Wednesday, September 07, 2005

Adventures with Science

If any of you reading this have small children (and I know at least one of you does), I offer you a free response to the complaint, "This science stuff is so boring/stupid/hard. Why do I even need to know it, anyway?":
You want a big house with a big yard, right? Then you are going to need a riding lawn mower. When that riding mower gets stuck on top of a log with its wheels spinning in the air and you're home alone with no one to help you get the tractor down, you'll be glad for science.
We'll gloss over exactly how I got myself into this situation, as that was one of the least entertaining parts of my day. We'll just start with me and the riding mower five feet from the barn door with the right set of tractor wheels suspended a good six inches above the ground, owing to a chunk of firewood lodged firmly under the mower deck. A half hour of yanking and shoving were getting me nowhere. I could get the tractor tipped over far enough that it was no longer resting on the log; however, that took all available limbs, leaving nothing left to remove the offending piece of wood. I could shove the tractor back and forth a little, but that really only pivoted it around the log. I even tried to dig under the log, only to find that a previous owner of the house had at one point laid something asphalt-like by the barn entrance that had since been covered by about 3/4 inch of dirt. Obviously, brute force was not solving this problem. I could wait for Elie to get home, but the last thing I imagine he wants to do after a day at the office is heave lawn equipment.
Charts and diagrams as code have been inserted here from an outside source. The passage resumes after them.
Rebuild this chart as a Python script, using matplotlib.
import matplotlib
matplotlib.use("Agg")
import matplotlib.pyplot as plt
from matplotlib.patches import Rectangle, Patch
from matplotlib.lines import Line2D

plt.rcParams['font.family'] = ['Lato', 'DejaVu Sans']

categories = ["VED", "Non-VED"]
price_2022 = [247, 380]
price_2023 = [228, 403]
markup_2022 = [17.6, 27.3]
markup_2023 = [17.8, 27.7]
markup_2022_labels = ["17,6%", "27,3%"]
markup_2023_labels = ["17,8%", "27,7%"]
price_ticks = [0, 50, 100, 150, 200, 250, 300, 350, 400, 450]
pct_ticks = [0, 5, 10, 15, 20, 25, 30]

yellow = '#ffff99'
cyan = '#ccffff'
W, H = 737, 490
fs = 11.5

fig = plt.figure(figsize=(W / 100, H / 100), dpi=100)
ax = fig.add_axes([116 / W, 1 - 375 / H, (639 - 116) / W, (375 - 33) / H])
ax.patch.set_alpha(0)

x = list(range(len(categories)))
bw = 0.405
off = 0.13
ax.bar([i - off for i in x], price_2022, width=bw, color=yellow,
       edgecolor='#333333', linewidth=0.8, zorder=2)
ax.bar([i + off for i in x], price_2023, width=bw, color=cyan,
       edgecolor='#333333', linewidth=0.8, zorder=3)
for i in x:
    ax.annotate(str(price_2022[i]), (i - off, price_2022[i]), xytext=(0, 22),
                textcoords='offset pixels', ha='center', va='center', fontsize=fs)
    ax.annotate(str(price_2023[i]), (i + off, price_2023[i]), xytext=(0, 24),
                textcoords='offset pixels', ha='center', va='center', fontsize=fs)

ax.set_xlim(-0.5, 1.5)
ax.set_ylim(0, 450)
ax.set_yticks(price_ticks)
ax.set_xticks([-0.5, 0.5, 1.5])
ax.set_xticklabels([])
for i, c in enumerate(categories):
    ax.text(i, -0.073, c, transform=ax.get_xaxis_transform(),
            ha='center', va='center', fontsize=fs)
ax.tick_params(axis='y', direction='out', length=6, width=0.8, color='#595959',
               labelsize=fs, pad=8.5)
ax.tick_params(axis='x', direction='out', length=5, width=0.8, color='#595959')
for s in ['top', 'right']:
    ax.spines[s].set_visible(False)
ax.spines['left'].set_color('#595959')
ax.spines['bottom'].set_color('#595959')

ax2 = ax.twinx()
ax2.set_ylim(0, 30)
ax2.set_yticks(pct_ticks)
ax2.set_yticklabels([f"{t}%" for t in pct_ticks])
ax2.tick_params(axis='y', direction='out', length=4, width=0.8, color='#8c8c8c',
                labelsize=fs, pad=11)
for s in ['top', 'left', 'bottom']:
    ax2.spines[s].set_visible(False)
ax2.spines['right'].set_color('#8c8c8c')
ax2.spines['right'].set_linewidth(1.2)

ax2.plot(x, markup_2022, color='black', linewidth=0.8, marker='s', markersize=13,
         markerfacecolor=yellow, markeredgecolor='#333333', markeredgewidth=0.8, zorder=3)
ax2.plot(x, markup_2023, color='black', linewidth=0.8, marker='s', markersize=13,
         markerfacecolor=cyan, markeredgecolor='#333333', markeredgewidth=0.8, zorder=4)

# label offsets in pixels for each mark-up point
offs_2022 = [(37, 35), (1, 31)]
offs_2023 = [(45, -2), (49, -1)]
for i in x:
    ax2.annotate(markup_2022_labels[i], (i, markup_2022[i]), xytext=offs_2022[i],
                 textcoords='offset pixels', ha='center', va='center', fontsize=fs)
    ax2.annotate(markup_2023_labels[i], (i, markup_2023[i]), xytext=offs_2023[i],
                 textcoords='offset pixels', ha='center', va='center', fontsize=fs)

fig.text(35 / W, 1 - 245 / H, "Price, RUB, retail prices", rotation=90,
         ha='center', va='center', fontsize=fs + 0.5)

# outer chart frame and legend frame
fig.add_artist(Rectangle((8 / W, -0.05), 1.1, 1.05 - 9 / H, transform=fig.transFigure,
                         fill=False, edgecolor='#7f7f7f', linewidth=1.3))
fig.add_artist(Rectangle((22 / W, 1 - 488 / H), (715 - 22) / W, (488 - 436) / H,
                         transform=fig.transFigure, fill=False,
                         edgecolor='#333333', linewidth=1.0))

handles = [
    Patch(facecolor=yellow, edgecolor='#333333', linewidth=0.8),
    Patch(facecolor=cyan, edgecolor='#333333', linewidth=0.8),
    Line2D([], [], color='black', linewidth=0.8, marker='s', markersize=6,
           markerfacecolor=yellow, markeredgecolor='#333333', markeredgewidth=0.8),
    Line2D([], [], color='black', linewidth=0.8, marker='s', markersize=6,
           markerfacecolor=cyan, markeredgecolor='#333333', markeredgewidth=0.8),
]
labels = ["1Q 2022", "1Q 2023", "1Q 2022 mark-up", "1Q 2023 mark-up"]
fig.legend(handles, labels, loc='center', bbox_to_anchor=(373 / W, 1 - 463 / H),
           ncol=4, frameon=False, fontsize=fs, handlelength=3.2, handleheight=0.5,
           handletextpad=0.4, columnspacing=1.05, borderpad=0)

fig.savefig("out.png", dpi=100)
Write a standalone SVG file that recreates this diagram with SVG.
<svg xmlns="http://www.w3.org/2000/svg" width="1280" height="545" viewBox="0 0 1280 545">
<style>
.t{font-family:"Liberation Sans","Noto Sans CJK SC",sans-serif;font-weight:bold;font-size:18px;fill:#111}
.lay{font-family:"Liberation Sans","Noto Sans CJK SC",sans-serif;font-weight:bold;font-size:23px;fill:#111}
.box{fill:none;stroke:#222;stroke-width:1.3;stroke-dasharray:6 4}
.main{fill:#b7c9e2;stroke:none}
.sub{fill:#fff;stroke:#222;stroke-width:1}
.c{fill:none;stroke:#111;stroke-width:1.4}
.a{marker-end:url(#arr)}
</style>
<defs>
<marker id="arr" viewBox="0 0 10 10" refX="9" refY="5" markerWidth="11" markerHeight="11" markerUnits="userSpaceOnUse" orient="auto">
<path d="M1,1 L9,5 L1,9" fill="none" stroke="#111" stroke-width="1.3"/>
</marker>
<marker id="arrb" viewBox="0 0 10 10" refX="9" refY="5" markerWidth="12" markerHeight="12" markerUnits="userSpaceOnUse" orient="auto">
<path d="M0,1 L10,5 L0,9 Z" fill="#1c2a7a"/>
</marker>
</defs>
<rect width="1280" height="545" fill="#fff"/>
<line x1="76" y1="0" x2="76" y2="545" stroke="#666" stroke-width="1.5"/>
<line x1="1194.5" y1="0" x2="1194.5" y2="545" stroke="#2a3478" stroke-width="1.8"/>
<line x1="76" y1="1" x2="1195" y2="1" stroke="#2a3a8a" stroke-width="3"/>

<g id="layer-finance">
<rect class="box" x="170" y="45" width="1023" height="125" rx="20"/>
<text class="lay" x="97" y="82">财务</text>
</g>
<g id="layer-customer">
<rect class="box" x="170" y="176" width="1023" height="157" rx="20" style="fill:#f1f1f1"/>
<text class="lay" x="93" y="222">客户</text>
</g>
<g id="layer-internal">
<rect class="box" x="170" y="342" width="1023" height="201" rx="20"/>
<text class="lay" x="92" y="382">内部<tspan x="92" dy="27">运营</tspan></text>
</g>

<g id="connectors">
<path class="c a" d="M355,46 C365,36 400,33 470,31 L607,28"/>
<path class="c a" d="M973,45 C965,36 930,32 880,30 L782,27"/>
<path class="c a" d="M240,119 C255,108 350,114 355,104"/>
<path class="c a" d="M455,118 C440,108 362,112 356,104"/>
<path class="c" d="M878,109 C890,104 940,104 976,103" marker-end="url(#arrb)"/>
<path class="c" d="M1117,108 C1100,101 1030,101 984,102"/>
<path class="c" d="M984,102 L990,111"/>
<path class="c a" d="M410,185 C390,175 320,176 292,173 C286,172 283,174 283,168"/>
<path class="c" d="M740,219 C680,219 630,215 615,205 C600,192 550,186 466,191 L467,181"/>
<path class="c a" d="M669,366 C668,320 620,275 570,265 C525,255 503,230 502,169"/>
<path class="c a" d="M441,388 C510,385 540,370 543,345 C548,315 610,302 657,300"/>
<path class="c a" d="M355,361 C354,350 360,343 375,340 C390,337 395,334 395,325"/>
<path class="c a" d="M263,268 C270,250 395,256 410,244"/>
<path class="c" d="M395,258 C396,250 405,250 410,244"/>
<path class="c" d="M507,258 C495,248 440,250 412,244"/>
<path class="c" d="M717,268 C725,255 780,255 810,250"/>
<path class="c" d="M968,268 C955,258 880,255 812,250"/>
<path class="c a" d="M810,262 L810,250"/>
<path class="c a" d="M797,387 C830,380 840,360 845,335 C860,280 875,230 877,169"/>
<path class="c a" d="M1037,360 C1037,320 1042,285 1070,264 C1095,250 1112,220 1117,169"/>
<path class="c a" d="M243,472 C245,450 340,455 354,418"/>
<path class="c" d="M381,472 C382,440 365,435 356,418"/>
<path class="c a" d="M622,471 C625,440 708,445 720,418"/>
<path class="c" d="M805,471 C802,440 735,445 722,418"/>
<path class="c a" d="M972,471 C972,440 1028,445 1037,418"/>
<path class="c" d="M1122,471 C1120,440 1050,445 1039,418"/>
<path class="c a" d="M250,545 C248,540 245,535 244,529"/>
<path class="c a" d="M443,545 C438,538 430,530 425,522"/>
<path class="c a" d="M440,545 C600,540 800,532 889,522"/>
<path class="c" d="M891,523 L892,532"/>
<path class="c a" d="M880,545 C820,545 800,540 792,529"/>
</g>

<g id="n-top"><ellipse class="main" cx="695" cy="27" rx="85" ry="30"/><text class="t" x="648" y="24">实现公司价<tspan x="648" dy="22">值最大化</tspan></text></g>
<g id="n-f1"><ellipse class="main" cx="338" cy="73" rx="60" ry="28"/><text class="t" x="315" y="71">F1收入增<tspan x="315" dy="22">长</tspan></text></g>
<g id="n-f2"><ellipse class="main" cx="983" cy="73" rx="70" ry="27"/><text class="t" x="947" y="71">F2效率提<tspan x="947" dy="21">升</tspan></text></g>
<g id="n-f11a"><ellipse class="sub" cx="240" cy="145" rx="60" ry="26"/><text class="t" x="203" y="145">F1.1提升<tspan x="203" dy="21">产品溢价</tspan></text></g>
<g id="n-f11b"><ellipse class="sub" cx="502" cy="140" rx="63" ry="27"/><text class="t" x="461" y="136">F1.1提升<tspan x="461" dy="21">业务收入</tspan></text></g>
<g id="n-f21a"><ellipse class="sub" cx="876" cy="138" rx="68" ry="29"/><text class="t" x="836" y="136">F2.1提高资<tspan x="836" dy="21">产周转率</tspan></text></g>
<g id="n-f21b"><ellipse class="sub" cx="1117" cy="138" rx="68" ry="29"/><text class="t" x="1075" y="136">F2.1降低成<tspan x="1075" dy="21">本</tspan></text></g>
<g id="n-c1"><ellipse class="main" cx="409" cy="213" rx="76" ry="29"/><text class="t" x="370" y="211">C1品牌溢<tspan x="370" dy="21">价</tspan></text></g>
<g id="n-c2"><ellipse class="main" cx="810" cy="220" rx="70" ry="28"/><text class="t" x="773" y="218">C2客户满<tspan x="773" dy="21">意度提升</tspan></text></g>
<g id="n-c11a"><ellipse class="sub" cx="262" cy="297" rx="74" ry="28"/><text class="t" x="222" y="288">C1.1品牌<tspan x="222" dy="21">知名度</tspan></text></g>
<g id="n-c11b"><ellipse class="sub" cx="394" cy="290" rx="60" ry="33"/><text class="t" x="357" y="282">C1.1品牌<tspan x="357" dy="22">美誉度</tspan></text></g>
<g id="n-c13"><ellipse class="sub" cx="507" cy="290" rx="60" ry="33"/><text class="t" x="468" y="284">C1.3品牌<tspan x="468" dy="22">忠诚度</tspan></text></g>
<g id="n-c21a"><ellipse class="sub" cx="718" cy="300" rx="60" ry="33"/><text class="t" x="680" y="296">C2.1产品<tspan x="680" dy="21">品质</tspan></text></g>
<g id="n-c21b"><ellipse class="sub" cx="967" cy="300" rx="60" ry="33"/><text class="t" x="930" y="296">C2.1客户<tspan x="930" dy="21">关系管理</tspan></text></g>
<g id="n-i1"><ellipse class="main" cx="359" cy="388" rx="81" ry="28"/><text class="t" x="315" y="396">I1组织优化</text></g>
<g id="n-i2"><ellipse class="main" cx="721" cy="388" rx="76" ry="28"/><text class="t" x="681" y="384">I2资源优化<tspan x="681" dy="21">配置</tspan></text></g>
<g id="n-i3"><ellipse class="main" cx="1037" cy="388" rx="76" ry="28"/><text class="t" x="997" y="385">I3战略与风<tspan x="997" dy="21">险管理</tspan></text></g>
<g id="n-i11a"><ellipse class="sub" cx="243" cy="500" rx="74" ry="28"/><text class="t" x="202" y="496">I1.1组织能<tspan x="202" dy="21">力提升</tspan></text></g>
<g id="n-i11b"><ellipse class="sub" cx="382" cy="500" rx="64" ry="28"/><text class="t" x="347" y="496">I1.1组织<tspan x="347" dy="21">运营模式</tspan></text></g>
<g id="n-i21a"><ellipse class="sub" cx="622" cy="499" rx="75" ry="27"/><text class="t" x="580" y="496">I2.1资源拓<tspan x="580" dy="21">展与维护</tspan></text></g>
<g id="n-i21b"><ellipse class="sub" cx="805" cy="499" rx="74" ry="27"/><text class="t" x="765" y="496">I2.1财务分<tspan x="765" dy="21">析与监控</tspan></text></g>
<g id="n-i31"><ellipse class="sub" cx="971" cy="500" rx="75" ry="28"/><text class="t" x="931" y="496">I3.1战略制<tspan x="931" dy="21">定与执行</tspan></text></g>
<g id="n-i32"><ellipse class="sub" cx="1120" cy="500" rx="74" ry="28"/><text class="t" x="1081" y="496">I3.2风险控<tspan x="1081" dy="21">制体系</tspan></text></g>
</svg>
Also, he might ask questions I couldn't answer, such as "Why is our lawn mower on top of a log?"

Wait a second, I said to myself as I tried to heave the tractor up by another angle. You may be a borderline-unemployable housewife, but you're smarter than this. I always talk to myself in the second person.

This is where that science comes in. The lever is one of the six simple machines (the others are wheel and axle, inclined plane, screw, wedge, and pulley). I may not have been thinking torque equations, but I did finally remember that if you wedge a 2x4 under the tractor and over a log, you can lift the lawn tractor up with a minimal effort, while maintaining an angle that allows one to remove the obstruction under the tractor.

Then, of course, I got the tractor wedged on the lever, having placed the fulcrum a little too close to the load. Maybe I should have been thinking about torque equations after all.

2 comments:

Anonymous said...

Why was our lawn mower on top of a log? ---Emp. Peng.

Anonymous said...

Oh, Janet! What is it with you and riding tractors getting stuck? Remember the root you got stuck on years before? Look out toaster and oven, you are next! For all the others with non-enthused little scientists, just mix up some flubber or pud or a kitchen volcano to change their tune. No need to go sticking a tractor on something. --Ann O. P.S. Did you check your blades for damage and balance after your dilema?